:: What to do ::
Each line from the top of the listing through the one holding "Bar, XAxis, YAxis" should be restated word for word, with nothing added and no pictures.

(Entries with chart source code)
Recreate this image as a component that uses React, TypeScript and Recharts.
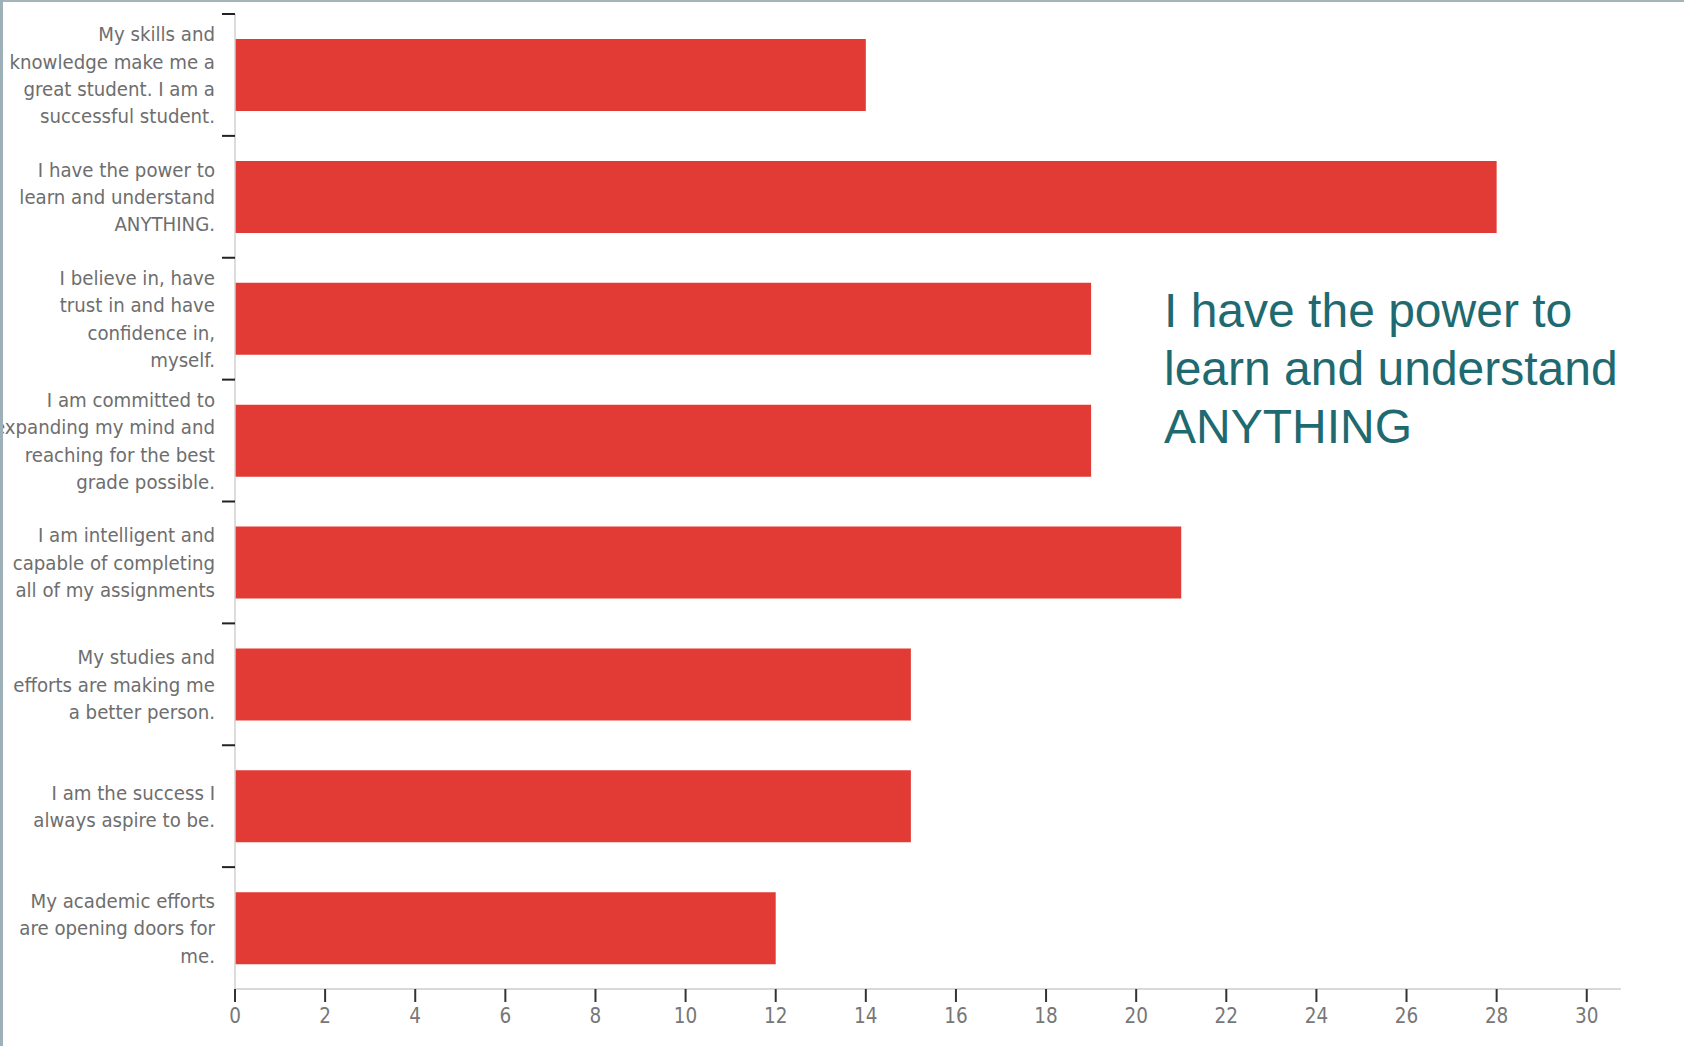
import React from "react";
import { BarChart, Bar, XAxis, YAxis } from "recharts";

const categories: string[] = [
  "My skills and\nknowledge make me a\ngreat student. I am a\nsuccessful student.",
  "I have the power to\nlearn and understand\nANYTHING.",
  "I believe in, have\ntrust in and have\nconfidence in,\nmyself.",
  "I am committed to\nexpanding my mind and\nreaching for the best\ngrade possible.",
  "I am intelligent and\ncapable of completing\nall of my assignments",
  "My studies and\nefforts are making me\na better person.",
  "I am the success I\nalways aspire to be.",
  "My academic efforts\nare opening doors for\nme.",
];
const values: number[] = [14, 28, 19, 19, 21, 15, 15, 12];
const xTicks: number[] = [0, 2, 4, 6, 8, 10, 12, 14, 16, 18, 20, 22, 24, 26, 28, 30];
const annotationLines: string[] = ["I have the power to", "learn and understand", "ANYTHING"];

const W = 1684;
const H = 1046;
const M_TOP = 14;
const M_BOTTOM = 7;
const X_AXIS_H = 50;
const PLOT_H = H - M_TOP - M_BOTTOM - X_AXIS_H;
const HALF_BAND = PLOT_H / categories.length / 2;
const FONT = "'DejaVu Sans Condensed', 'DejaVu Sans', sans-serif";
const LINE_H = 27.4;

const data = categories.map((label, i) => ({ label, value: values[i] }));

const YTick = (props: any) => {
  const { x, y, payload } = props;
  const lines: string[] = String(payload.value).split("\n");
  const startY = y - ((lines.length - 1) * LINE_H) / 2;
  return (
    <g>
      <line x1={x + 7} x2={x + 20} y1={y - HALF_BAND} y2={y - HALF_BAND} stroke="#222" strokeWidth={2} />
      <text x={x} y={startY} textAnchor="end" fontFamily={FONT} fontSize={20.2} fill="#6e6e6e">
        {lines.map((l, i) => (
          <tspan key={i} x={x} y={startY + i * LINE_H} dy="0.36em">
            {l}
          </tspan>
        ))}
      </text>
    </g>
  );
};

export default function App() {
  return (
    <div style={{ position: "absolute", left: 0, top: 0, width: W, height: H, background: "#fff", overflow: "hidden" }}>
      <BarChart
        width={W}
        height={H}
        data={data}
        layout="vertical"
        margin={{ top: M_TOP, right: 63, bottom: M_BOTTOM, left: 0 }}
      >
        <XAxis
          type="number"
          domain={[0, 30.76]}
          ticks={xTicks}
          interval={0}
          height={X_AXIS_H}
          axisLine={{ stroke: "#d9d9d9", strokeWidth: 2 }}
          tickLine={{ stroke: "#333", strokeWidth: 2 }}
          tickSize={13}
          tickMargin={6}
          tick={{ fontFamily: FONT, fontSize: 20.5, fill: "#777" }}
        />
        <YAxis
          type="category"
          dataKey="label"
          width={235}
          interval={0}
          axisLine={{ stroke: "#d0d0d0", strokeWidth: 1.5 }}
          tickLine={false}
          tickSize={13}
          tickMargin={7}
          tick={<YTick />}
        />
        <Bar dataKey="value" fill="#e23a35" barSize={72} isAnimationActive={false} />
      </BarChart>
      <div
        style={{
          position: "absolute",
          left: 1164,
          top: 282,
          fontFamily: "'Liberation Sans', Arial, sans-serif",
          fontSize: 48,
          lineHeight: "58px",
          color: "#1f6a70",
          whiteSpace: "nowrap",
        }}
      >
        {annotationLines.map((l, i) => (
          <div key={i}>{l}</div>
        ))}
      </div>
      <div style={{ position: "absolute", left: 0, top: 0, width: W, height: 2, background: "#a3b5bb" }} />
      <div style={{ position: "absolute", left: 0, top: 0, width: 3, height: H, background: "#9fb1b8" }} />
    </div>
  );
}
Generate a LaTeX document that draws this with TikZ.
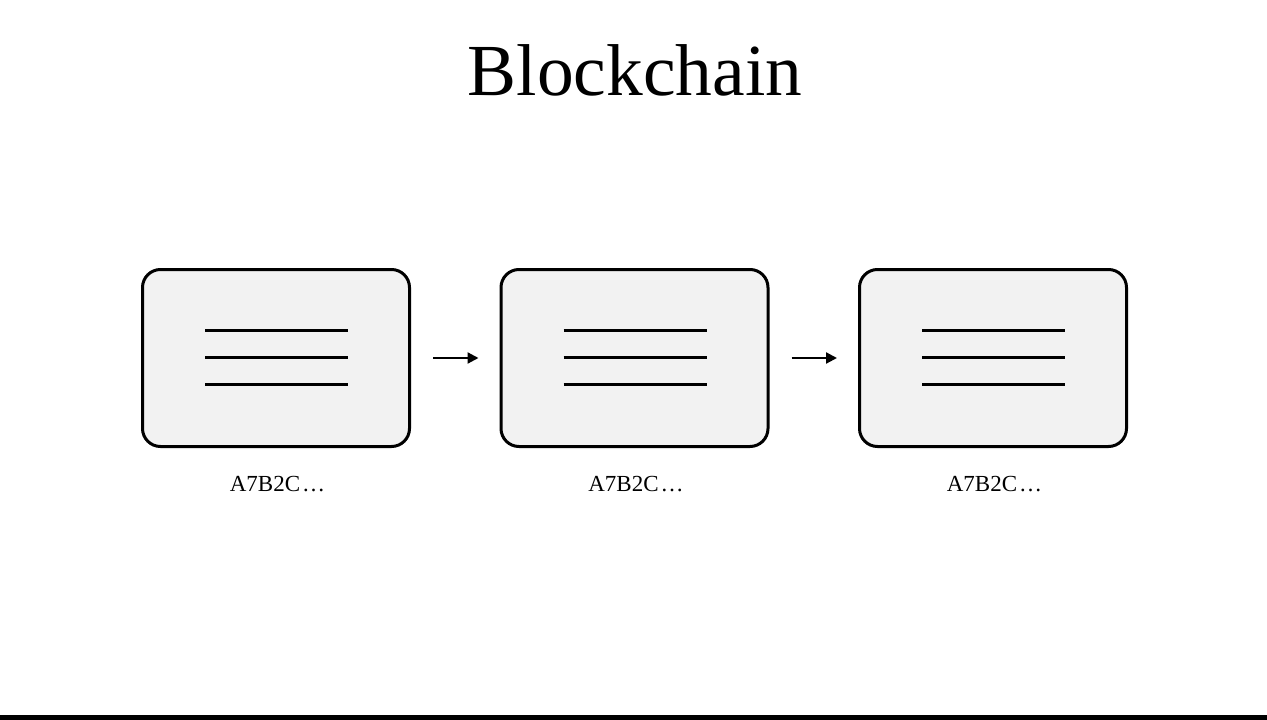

:: Result of the exercise ::
Recreate this image as a component that uses React, TypeScript and Recharts.
import React from "react";
import { BarChart, Bar, XAxis, YAxis } from "recharts";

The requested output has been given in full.